Asosiasi Iklan Nilai Aturan Kemasan Rokok Polos Bakal Berdampak ke Usaha Kreatif
Dirinya mengatakan keberadaan pengusaha dan tenaga kerja industri kreatif akan terancam jika aturan pembatasan iklan diberlakukan.
Penulis: Fahdi Fahlevi
Editor: Malvyandie Haryadi
Laporan wartawan Tribunnews.com, Fahdi Fahlevi
TRIBUNNEWS.COM, JAKARTA – Ketua Persatuan Perusahaan Periklanan Indonesia (P3I) Janoe Arijanto menilai upaya pemerintah dalam menekan prevalensi perokok anak lewat Rancangan Peraturan Menteri Kesehatan (RPMK) sebagai aturan turunan Peraturan Pemerintah (PP) Nomor 28 Tahun 2024 tidak tepat.

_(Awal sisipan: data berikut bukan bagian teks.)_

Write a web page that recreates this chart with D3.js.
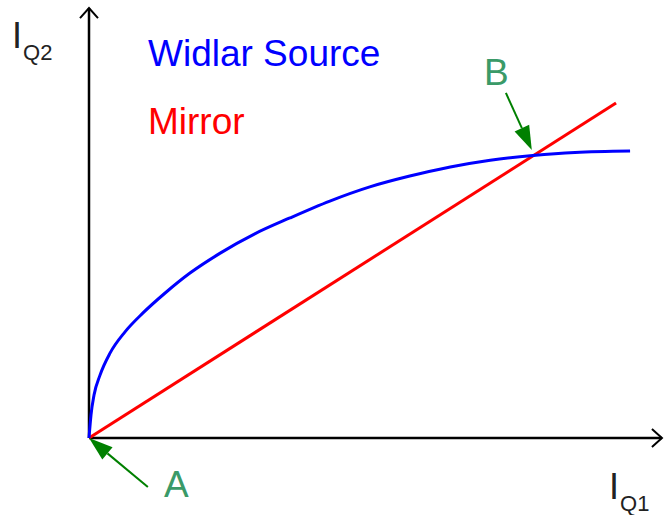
<!DOCTYPE html>
<html>
<head>
<meta charset="utf-8">
<script src="https://cdn.jsdelivr.net/npm/d3@7"></script>
<style>
  body { margin: 0; background: #fff; }
  text { font-family: "Liberation Sans", Arial, sans-serif; }
</style>
</head>
<body>
<svg width="664" height="515"></svg>
<script>
// blue curve (Widlar source), arbitrary units
let widlarX = [0, 0.37, 0.93, 2.04, 3.89, 6.67, 10.0, 14.1, 18.7, 24.3, 30.7, 37.2, 44.6, 52.0, 59.4, 66.9, 74.3, 82.2, 90.0, 100.2]
let widlarY = [0, 6.8, 12.7, 18.6, 25.1, 31.4, 37.0, 42.9, 48.8, 54.7, 60.4, 65.1, 70.1, 74.3, 77.5, 80.2, 82.2, 83.6, 84.5, 84.9]

// red line (mirror)
let mirrorX = [0, 97.6]
let mirrorY = [0, 99.1]

// annotation arrows: [tailX, tailY, tipX, tipY]
let arrowA = [10.9, -14.5, 0, 0]
let arrowB = [77.2, 102.1, 82.0, 85.2]

let svg = d3.select('svg')

let scale = {
    x: d3.scaleLinear().domain([0, 100]).range([89, 629]),
    y: d3.scaleLinear().domain([0, 100]).range([438, 100])
}

let axisEnd = { x: 106.1, y: 127.2 }

// axes
let axes = svg.append('g')
    .attr('stroke', '#000')
    .attr('stroke-width', 2.5)
    .attr('fill', 'none')

axes.append('line')
    .attr('x1', scale.x(0)).attr('y1', scale.y(0))
    .attr('x2', scale.x(axisEnd.x)).attr('y2', scale.y(0))

axes.append('line')
    .attr('x1', scale.x(0)).attr('y1', scale.y(0))
    .attr('x2', scale.x(0)).attr('y2', scale.y(axisEnd.y))

// open arrow heads
let xe = scale.x(axisEnd.x), y0 = scale.y(0)
axes.append('path')
    .attr('stroke-width', 2)
    .attr('d', `M${xe - 10},${y0 - 9}L${xe},${y0}L${xe - 10},${y0 + 9}`)
let x0 = scale.x(0), ye = scale.y(axisEnd.y)
axes.append('path')
    .attr('stroke-width', 2)
    .attr('d', `M${x0 - 9},${ye + 10}L${x0},${ye}L${x0 + 9},${ye + 10}`)

// curves
let line = d3.line()
    .x(d => scale.x(d[0]))
    .y(d => scale.y(d[1]))

svg.append('path')
    .datum(d3.zip(mirrorX, mirrorY))
    .attr('fill', 'none')
    .attr('stroke', '#ff0000')
    .attr('stroke-width', 3)
    .attr('d', line)

svg.append('path')
    .datum(d3.zip(widlarX, widlarY))
    .attr('fill', 'none')
    .attr('stroke', '#0000ff')
    .attr('stroke-width', 3)
    .attr('d', line.curve(d3.curveMonotoneX))

// green arrows
function drawArrow(a) {
    let tx = scale.x(a[0]), ty = scale.y(a[1])
    let hx = scale.x(a[2]), hy = scale.y(a[3])
    let ang = Math.atan2(hy - ty, hx - tx)
    let len = 24, half = 8
    let bx = hx - len * Math.cos(ang), by = hy - len * Math.sin(ang)
    svg.append('line')
        .attr('x1', tx).attr('y1', ty)
        .attr('x2', bx).attr('y2', by)
        .attr('stroke', '#008000')
        .attr('stroke-width', 2)
    let px = -Math.sin(ang) * half, py = Math.cos(ang) * half
    svg.append('path')
        .attr('fill', '#008000')
        .attr('d', `M${hx},${hy}L${bx + px},${by + py}L${bx - px},${by - py}Z`)
}
drawArrow(arrowA)
drawArrow(arrowB)

// labels
svg.append('text')
    .attr('x', 148).attr('y', 66)
    .attr('font-size', 37)
    .attr('fill', '#0000ff')
    .text('Widlar Source')

svg.append('text')
    .attr('x', 148).attr('y', 134)
    .attr('font-size', 37)
    .attr('fill', '#ff0000')
    .text('Mirror')

svg.append('text')
    .attr('x', 164).attr('y', 497)
    .attr('font-size', 37)
    .attr('fill', '#3a9a68')
    .text('A')

svg.append('text')
    .attr('x', 484).attr('y', 85)
    .attr('font-size', 37)
    .attr('fill', '#3a9a68')
    .text('B')

// axis titles with subscript
function axisTitle(x, y, sub) {
    let t = svg.append('text')
        .attr('x', x).attr('y', y)
        .attr('fill', '#222')
    t.append('tspan').attr('font-size', 36).text('I')
    t.append('tspan').attr('font-size', 22).attr('dx', 1).attr('dy', 12).text(sub)
}
axisTitle(12, 48, 'Q2')
axisTitle(609, 499, 'Q1')
</script>
</body>
</html>
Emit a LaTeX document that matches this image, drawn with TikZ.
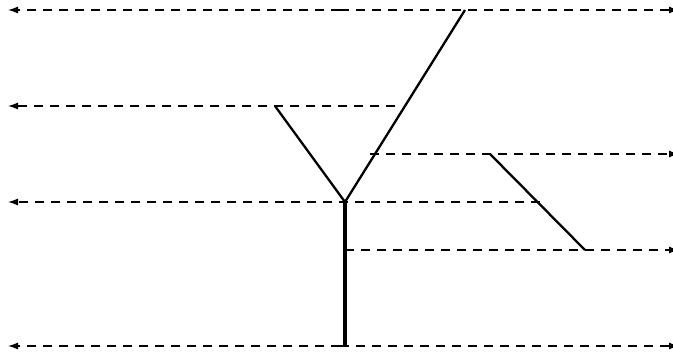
\documentclass[tikz,border=0pt]{standalone}
\usetikzlibrary{arrows.meta}
\begin{document}
\begin{tikzpicture}[x=1pt,y=-1pt,
  dashline/.style={line width=1.3pt,dash pattern=on 9pt off 7pt},
  leftarr/.style={dashline,-{Latex[length=10pt,width=7pt]}},
  rightarr/.style={dashline,-{Latex[length=10pt,width=7pt]}},
  branch/.style={line width=2.3pt},
  trunk/.style={line width=3.8pt}]
\useasboundingbox (0,0) rectangle (673,353);
\clip (0,0) rectangle (673,353);
% coordinates
\coordinate (L1) at (8,10);   \coordinate (R1) at (679,10);
\coordinate (L2) at (8,106);  \coordinate (S2) at (395,106);
\coordinate (S3) at (370,154); \coordinate (R3) at (679,154);
\coordinate (L4) at (8,202);  \coordinate (S4) at (540,202);
\coordinate (S5) at (345,250); \coordinate (R5) at (679,250);
\coordinate (L6) at (8,346);  \coordinate (R6) at (679,346);
\coordinate (M1) at (340,10);
\coordinate (M6) at (340,346);
\coordinate (J) at (345,202);
\coordinate (T) at (465,10);
\coordinate (B) at (275,106);
\coordinate (Bot) at (345,346);
\coordinate (P) at (490,154);
\coordinate (Q) at (585,250);
% dashed lines
\draw[leftarr] (M1) -- (L1);
\draw[rightarr] (M1) -- (R1);
\draw[leftarr] (S2) -- (L2);
\draw[rightarr] (S3) -- (R3);
\draw[leftarr] (S4) -- (L4);
\draw[rightarr] (S5) -- (R5);
\draw[leftarr] (M6) -- (L6);
\draw[rightarr] (M6) -- (R6);
% solid lines
\draw[branch] (J) -- (T);
\draw[branch] (J) -- (B);
\draw[trunk] (J) -- (Bot);
\draw[branch] (P) -- (Q);
\end{tikzpicture}
\end{document}
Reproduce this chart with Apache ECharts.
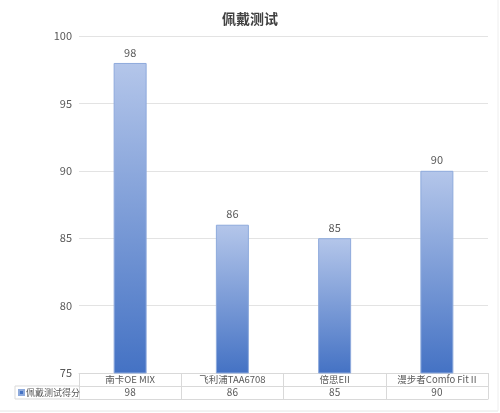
<!DOCTYPE html>
<html>
<head>
<meta charset="utf-8">
<script src="https://cdn.jsdelivr.net/npm/echarts@6/dist/echarts.min.js"></script>
<style>
html, body { margin: 0; padding: 0; background: #fff; }
#main { width: 500px; height: 413px; }
</style>
</head>
<body>
<div id="main"></div>
<script>
// 数据
var titleText = '佩戴测试';
var seriesName = '佩戴测试得分';
var categories = ['南卡OE MIX', '飞利浦TAA6708', '倍思EII', '漫步者Comfo Fit II'];
var scores = [98, 86, 85, 90];
var yTicks = { min: 75, max: 100, step: 5 };

var txtColor = '#595959';
var lineColor = '#d9d9d9';
var font = '"Noto Sans CJK SC", "Noto Sans", sans-serif';
var rowH = 13; // 表格行高

var chart = echarts.init(document.getElementById('main'));

var option = {
    animation: false,
    backgroundColor: '#fff',
    title: {
        text: titleText,
        left: 'center',
        top: 7,
        textStyle: { color: '#404040', fontSize: 14, fontWeight: 'bold', fontFamily: font }
    },
    legend: {
        left: 18,
        top: 388,
        padding: 0,
        itemWidth: 5,
        itemHeight: 5,
        itemGap: 2,
        icon: 'rect',
        data: [{ name: seriesName, itemStyle: { color: '#4472c4' } }],
        textStyle: { color: txtColor, fontSize: 9, fontFamily: font, padding: [0, 0, 0, -3] }
    },
    grid: { left: 79, right: 12, top: 36, bottom: 40, containLabel: false },
    xAxis: [{
        type: 'category',
        data: categories,
        position: 'bottom',
        axisLine: { lineStyle: { color: lineColor } },
        axisTick: { show: true, length: rowH * 2, interval: 0, lineStyle: { color: lineColor } },
        axisLabel: { color: txtColor, fontSize: 9.5, fontFamily: font, margin: 2, interval: 0 }
    }, {
        type: 'category',
        data: categories,
        position: 'bottom',
        offset: rowH,
        axisLine: { lineStyle: { color: lineColor } },
        axisTick: { show: false },
        axisLabel: {
            color: txtColor, fontSize: 10, fontFamily: font, margin: 1, interval: 0,
            formatter: function (v, i) { return String(scores[i]); }
        }
    }, {
        type: 'category',
        data: categories,
        position: 'bottom',
        offset: rowH * 2,
        axisLine: { lineStyle: { color: lineColor } },
        axisTick: { show: false },
        axisLabel: { show: false }
    }],
    yAxis: {
        type: 'value',
        min: yTicks.min,
        max: yTicks.max,
        interval: yTicks.step,
        axisLine: { show: false },
        axisTick: { show: false },
        axisLabel: { color: txtColor, fontSize: 11, fontFamily: font, margin: 7 },
        splitLine: { lineStyle: { color: '#e3e3e3' } }
    },
    series: [{
        name: seriesName,
        type: 'bar',
        barWidth: 33,
        data: scores,
        itemStyle: {
            color: new echarts.graphic.LinearGradient(0, 0, 0, 1, [
                { offset: 0, color: '#b4c6ea' },
                { offset: 1, color: '#4472c4' }
            ]),
            borderColor: '#8eaadc',
            borderWidth: 1
        },
        label: {
            show: true,
            position: 'top',
            distance: 5,
            color: txtColor,
            fontSize: 11,
            fontFamily: font
        }
    }],
    graphic: [
        // 图例单元格边框
        { type: 'line', shape: { x1: 15, y1: 373 + rowH, x2: 79, y2: 373 + rowH }, style: { stroke: lineColor } },
        { type: 'line', shape: { x1: 15, y1: 373 + rowH * 2, x2: 79, y2: 373 + rowH * 2 }, style: { stroke: lineColor } },
        { type: 'line', shape: { x1: 15, y1: 373 + rowH, x2: 15, y2: 373 + rowH * 2 }, style: { stroke: lineColor } },
        // 外框
        { type: 'line', shape: { x1: 0, y1: 411, x2: 498, y2: 411 }, style: { stroke: '#e6e6e6' } },
        { type: 'line', shape: { x1: 498, y1: 0, x2: 498, y2: 411 }, style: { stroke: '#eeeeee' } }
    ]
};

chart.setOption(option);
</script>
</body>
</html>
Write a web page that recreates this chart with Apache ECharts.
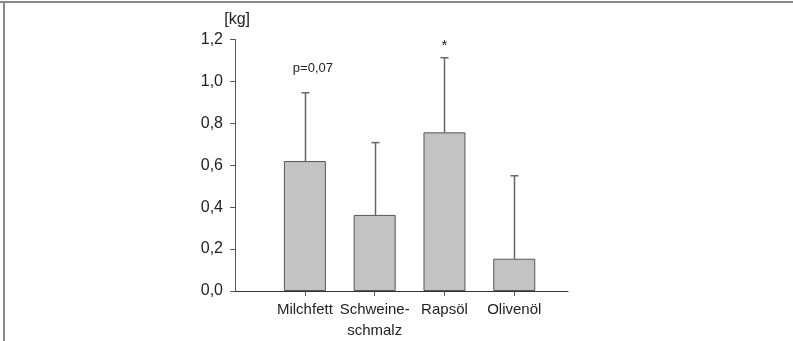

Salah satu aturan yang paling disoroti saat ini yaitu standardisasi kemasan atau kemasan rokok polos tanpa merek.
Dirinya mengatakan keberadaan pengusaha dan tenaga kerja industri kreatif akan terancam jika aturan pembatasan iklan diberlakukan.
"PP ini telah dan sudah mempengaruhi revenue kawan-kawan karena perpanjangan iklan sekarang sudah mundur, termasuk untuk memasang baru. Kepastian hukum dan definisi hukum radius 500 meter harus dijelaskan karena kalau dilihat, jarak 500 meter sendiri tak ada lagi blind spot dan seperti melarang total," ujar Janoe melalui keterangan tertulis, Kamis (26/9/2024).
Hal tersebut diungkapkan oleh Janoe pada acara Pernyataan Bersama Asosiasi Perusahaan Media Luar-Griya Indonesia: Tolak PP 28/2024 dan RPMK” di Jakarta.
Janoe juga menilai adanya aturan baru inisiatif Kemenkes yakni kemasan rokok polos tanpa merek menjadi polemik baru bagi perusahaan yang menjalankan usahanya secara legal.
Menurut Janoe, identitas sebuah merek atau brand terletak dari kemasannya.
Sehingga informasi yang semestinya diketahui konsumen menjadi hilang bersamaan dengan hak perusahaan tembakau untuk berusaha, menjual dan memasarkan produknya ke publik.
"Kemasan rokok polos tanpa merek yang mudah ditiru oleh produk ilegal inilah yang harus kita sikapi bersama karena nantinya akan berpengaruh langsung ke usaha, terutama iklan. Karena kebanyakan dari 10 iklan, 7 di antaranya berasal dari produk tembakau sehingga berdampak pada hilangnya revenue iklan hingga 70 persen. Ini ada multiplier effectnya," jelasnya.
Sementara dari pihak media luar ruang yang terdampak, Ketua Umum Asosiasi Media Luar-Griya (AMLI) Fabianus Bernadi menjelaskan selama ini industri media luar ruang sudah terdampak sejak Kemenkes menginisiasi PP 28/2024 tahun lalu.
"Kalau produk tembakau ini tak ada identitas, lalu apa yang mau diiklankan? Ini justru malah menghilangkan poin penting dari suatu iklan," ucapnya.
Dari 79 persen pengiklan yang boleh mengiklankan produk tembakau, 86 persen akan terdampak langsung dari aturan ini.
Terdapat penurunan pendapatan sekitar 50 persen dan aturan yang belum disahkan ini sebelumnya telah menekan bisnis iklan media luar ruang yang menggunakan sistem sewa 6 bulan sampai setahun kedepan.
Fabianus juga menyayangkan pembatasan penayangan iklan di Videotron yang disamakan dengan TV yaitu hanya di jam 00.00-05.00 pagi.